10 March 2008

New Babe in the Woods

previously published on Six LDS Writers & A Frog

You know that scene at the beginning of Dumbo where all the animals sit around, looking up and waiting for the stork to bring their new arrivals? I can’t help but think about that in relation to the Six Writers blog. I’ll never be expecting a new baby person like Sariah (Wilson) and Julie (Bellon), but like Jeff (Savage) and Stephanie (Black), I am awaiting a new little addition to my bookshelf. I have a fully-charged camera, a clean resting place for the little darling, and even a stack of “birth” announcements. Everything is ready and waiting – especially me! Where is that stupid stork that brings the books, anyway?

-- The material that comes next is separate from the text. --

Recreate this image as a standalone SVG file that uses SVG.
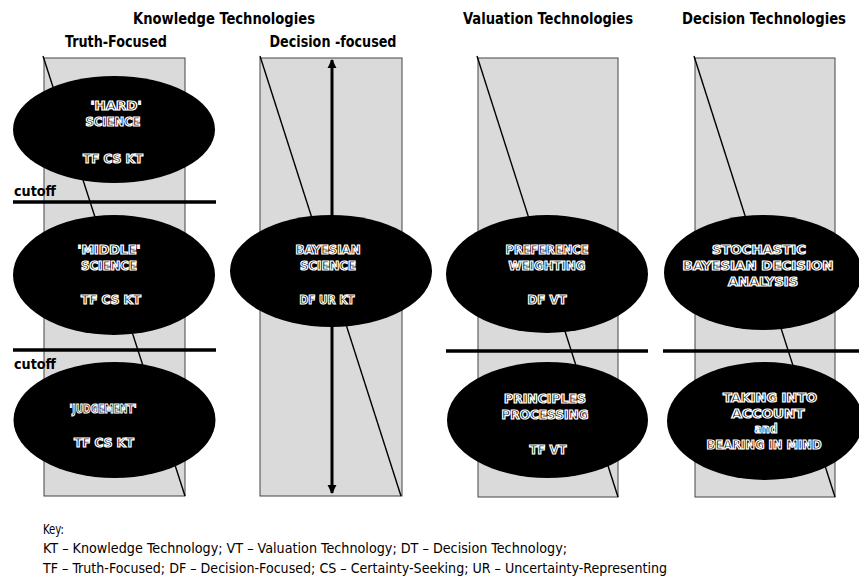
<svg xmlns="http://www.w3.org/2000/svg" width="859" height="579" viewBox="0 0 859 579">
<style>
.hdr{font-family:"Liberation Sans Narrow","DejaVu Sans Condensed","Liberation Sans",sans-serif;font-weight:bold;font-size:16px;fill:#000;text-anchor:middle}
.cut{font-family:"Liberation Sans Narrow","DejaVu Sans Condensed","Liberation Sans",sans-serif;font-weight:bold;font-size:14px;fill:#000}
.col{fill:#dadada;stroke:#444;stroke-width:1}
.diag{stroke:#000;stroke-width:1.4;fill:none}
.cutline{stroke:#000;stroke-width:3.5}
.ell{fill:#000}
.et{font-family:"Liberation Sans Narrow","DejaVu Sans Condensed","Liberation Sans",sans-serif;font-weight:bold;font-size:13px;fill:#000;stroke:#fff;stroke-width:1.2;text-anchor:middle}
.key{font-family:"Liberation Sans Narrow","DejaVu Sans Condensed","Liberation Sans",sans-serif;font-size:13.5px;fill:#000}
</style>
<defs>
<marker id="ah" viewBox="0 0 10 20" refX="9" refY="10" markerWidth="3" markerHeight="6" orient="auto-start-reverse" markerUnits="strokeWidth">
<path d="M0,5 L10,10 L0,15 Z" fill="#000"/>
</marker>
</defs>
<rect width="859" height="579" fill="#fff"/>

<g id="headers">
<text class="hdr" x="224" y="24" textLength="182" lengthAdjust="spacingAndGlyphs">Knowledge Technologies</text>
<text class="hdr" x="116" y="47" textLength="102" lengthAdjust="spacingAndGlyphs">Truth-Focused</text>
<text class="hdr" x="333" y="47" textLength="127" lengthAdjust="spacingAndGlyphs">Decision -focused</text>
<text class="hdr" x="548" y="24" textLength="170" lengthAdjust="spacingAndGlyphs">Valuation Technologies</text>
<text class="hdr" x="764" y="24" textLength="164" lengthAdjust="spacingAndGlyphs">Decision Technologies</text>
</g>

<g id="columns">
<rect class="col" x="44" y="58" width="141" height="438"/>
<rect class="col" x="260" y="58" width="142" height="438"/>
<rect class="col" x="478" y="58" width="140" height="439"/>
<rect class="col" x="695" y="58" width="140" height="439"/>
</g>

<g id="diagonals">
<line class="diag" x1="43" y1="56" x2="185" y2="496"/>
<line class="diag" x1="260" y1="56" x2="401" y2="496"/>
<line class="diag" x1="477" y1="56" x2="618" y2="497"/>
<line class="diag" x1="694" y1="56" x2="835" y2="497"/>
</g>

<g id="connectors">
<line x1="332" y1="60" x2="332" y2="493" stroke="#000" stroke-width="3" marker-start="url(#ah)" marker-end="url(#ah)"/>
</g>

<g id="cutoffs">
<line class="cutline" x1="13" y1="202" x2="216" y2="202"/>
<line class="cutline" x1="13" y1="350" x2="216" y2="350"/>
<line class="cutline" x1="446" y1="351" x2="648" y2="351"/>
<line class="cutline" x1="663" y1="351" x2="859" y2="351"/>
<text class="cut" x="14" y="196" textLength="42" lengthAdjust="spacingAndGlyphs">cutoff</text>
<text class="cut" x="14" y="369" textLength="42" lengthAdjust="spacingAndGlyphs">cutoff</text>
</g>

<g id="hard-science">
<ellipse class="ell" cx="114" cy="129.5" rx="101" ry="53.5"/>
<text class="et" x="116" y="110" textLength="51" lengthAdjust="spacingAndGlyphs">'HARD'</text>
<text class="et" x="113" y="126" textLength="55" lengthAdjust="spacingAndGlyphs">SCIENCE</text>
<text class="et" x="113" y="163" textLength="60" lengthAdjust="spacingAndGlyphs">TF CS KT</text>
</g>

<g id="middle-science">
<ellipse class="ell" cx="114" cy="275" rx="101" ry="60"/>
<text class="et" x="109" y="254" textLength="63" lengthAdjust="spacingAndGlyphs">'MIDDLE'</text>
<text class="et" x="109" y="270" textLength="56" lengthAdjust="spacingAndGlyphs">SCIENCE</text>
<text class="et" x="111" y="304" textLength="60" lengthAdjust="spacingAndGlyphs">TF CS KT</text>
</g>

<g id="judgement">
<ellipse class="ell" cx="114.5" cy="420" rx="101" ry="58"/>
<text class="et" x="103" y="413" textLength="67" lengthAdjust="spacingAndGlyphs">'JUDGEMENT'</text>
<text class="et" x="104" y="447" textLength="60" lengthAdjust="spacingAndGlyphs">TF CS KT</text>
</g>

<g id="bayesian-science">
<ellipse class="ell" cx="331" cy="271" rx="101" ry="56"/>
<text class="et" x="328" y="254" textLength="65" lengthAdjust="spacingAndGlyphs">BAYESIAN</text>
<text class="et" x="328" y="270" textLength="56" lengthAdjust="spacingAndGlyphs">SCIENCE</text>
<text class="et" x="327" y="304" textLength="55" lengthAdjust="spacingAndGlyphs">DF UR KT</text>
</g>

<g id="preference-weighting">
<ellipse class="ell" cx="547" cy="274" rx="101" ry="59"/>
<text class="et" x="547" y="254" textLength="83" lengthAdjust="spacingAndGlyphs">PREFERENCE</text>
<text class="et" x="547" y="270" textLength="77" lengthAdjust="spacingAndGlyphs">WEIGHTING</text>
<text class="et" x="547" y="304" textLength="39" lengthAdjust="spacingAndGlyphs">DF VT</text>
</g>

<g id="principles-processing">
<ellipse class="ell" cx="547.5" cy="420" rx="100.5" ry="58"/>
<text class="et" x="545" y="403" textLength="82" lengthAdjust="spacingAndGlyphs">PRINCIPLES</text>
<text class="et" x="545" y="419" textLength="87" lengthAdjust="spacingAndGlyphs">PROCESSING</text>
<text class="et" x="548" y="454" textLength="37" lengthAdjust="spacingAndGlyphs">TF VT</text>
</g>

<g id="stochastic-bayesian">
<ellipse class="ell" cx="763" cy="272.5" rx="99" ry="57.5"/>
<text class="et" x="759" y="254" textLength="94" lengthAdjust="spacingAndGlyphs">STOCHASTIC</text>
<text class="et" x="758" y="270" textLength="151" lengthAdjust="spacingAndGlyphs">BAYESIAN DECISION</text>
<text class="et" x="763" y="286" textLength="70" lengthAdjust="spacingAndGlyphs">ANALYSIS</text>
</g>

<g id="taking-into-account">
<ellipse class="ell" cx="765" cy="421" rx="98" ry="59"/>
<text class="et" x="770" y="402" textLength="94" lengthAdjust="spacingAndGlyphs">TAKING INTO</text>
<text class="et" x="768" y="418" textLength="73" lengthAdjust="spacingAndGlyphs">ACCOUNT</text>
<text class="et" x="766" y="433" textLength="23" lengthAdjust="spacingAndGlyphs">and</text>
<text class="et" x="764" y="449" textLength="115" lengthAdjust="spacingAndGlyphs">BEARING IN MIND</text>
</g>

<g id="key">
<text class="key" x="43" y="534" textLength="21" lengthAdjust="spacingAndGlyphs">Key:</text>
<text class="key" x="43" y="553" textLength="524" lengthAdjust="spacingAndGlyphs">KT – Knowledge Technology; VT – Valuation Technology; DT – Decision Technology;</text>
<text class="key" x="43" y="573" textLength="624" lengthAdjust="spacingAndGlyphs">TF – Truth-Focused; DF – Decision-Focused; CS – Certainty-Seeking; UR – Uncertainty-Representing</text>
</g>
</svg>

This is not a new or even an original analogy. I’ve often heard authors – female authors, at least – compare their freshly-printed books to newborn babies. As a mother of four children and author of ten books, let me assure you it’s not quite that incredible. But it is thrilling. And every single time it happens, I’m amazed and grateful and surprised all over again.

I’ve long identified with a feeling expressed by Sir James Barrie, author of Peter Pan. After describing the harrowing delivery of Auld Licht Idylls, he wrote: “For several days after my first book was published, I carried it around in my pocket and took surreptitious peeks at it to be sure the ink had not faded.” That’s exactly how I feel!

When the FedEx stork finally arrives, you can count on me to carry my new delivery around for awhile, taking peeks now and then to check its coloring and make sure it has all its little periods and commas in the right places. I might even wrap it up and take it to church on Sunday to show it off to my visiting teachers – and anybody else I can corner in the hallway on the way to Primary. I can certainly count on it to be well-behaved. It will not spit up, drool on my dress, nor cry loud enough to wake the high priests. And while it probably could use a change, there’s nothing I can do about that at this late date.

My main concern is that, like Dumbo and other tragic children of lit, it will be an offspring only its mother will love. It is, after all, a book of nonfiction – an oddity around here. Since all its siblings at home - and cousins here on the blog - are novels, how will it possibly fit in? Will the other books make fun of it? What if they mock its essays? Envy its hardcover? Laugh at its long name, sneering over the pretention of calling it witty or wise? (I never called it that, BTW. Please direct jeers toward Covenant’s title committee.) Worse, what if it’s scorned by society at large and soon sent to languish in the obscurity of a dark, dreary warehouse? Can’t you see it now? “Please, sir. I want some more.” (Marketing, that is.)

Nevertheless, it’s on its way into the world as we speak. (And I thought it was hard when one of my children merely went to Iraq.) If it’s true that “children are the living messages we send to a time we will not see,” are not books the written messages we send to people and places we may never see? What a blessing it is, then, when they report back!

The book has been out for something like three days now, and I already have a dozen “letters from the mission field.” Books grow up really fast! (As Groucho Marx said, “A five-year-old could follow my reasoning; please find a five-year-old to explain it to you.) Just last week, several strangers in Utah adopted the book I have not yet seen, took it home, and wrote this morning to say how much they like it. I cried. (Gratitude; joy; that kind of thing. While people are usually too polite to go out of their way to point out the deformities and shortcomings they find in your children, this is not always true of your books.) One lady was really gushy! She concluded her e-mail with, “I’ve already copied the essay about the church and sent it to everybody in my address book. I hope you don’t mind. I feel like I’ve known you all my life.”

I don’t mind. Many of the pieces in Counting Blessings were on the Internet to begin with – on the Frog Blog, in fact. If it weren’t for The Frog . . . and Sariah, and Jeff, and Jennie (Hansen), and Stephanie, and you . . . I would have no new book. I’m so grateful, and I want to show it. While you can’t give away a child (as much as you want to some days) you can give away a book. To follow the example of wise and wonderful LDS Publisher, everyone who has commented on any post on this blog this week, or who comments on any post next week, is eligible for a drawing for a free copy. (This is in addition to the copy I'm giving away on the Frog Blog, of course!)

All I ask if you win - or if you stumble upon Counting Blessings on a shelf somewhere out in the big, wide world - is that you pat it on the head and speak a word of encouragement or two. (It would be even better if you took it home! Hint. Hint.) After all, it’s new and small and very insecure -- just a babe in the woods of publishing.

1 comment:

Marta O. Smith said...

And isn't that just the cutest little cover you've ever seen?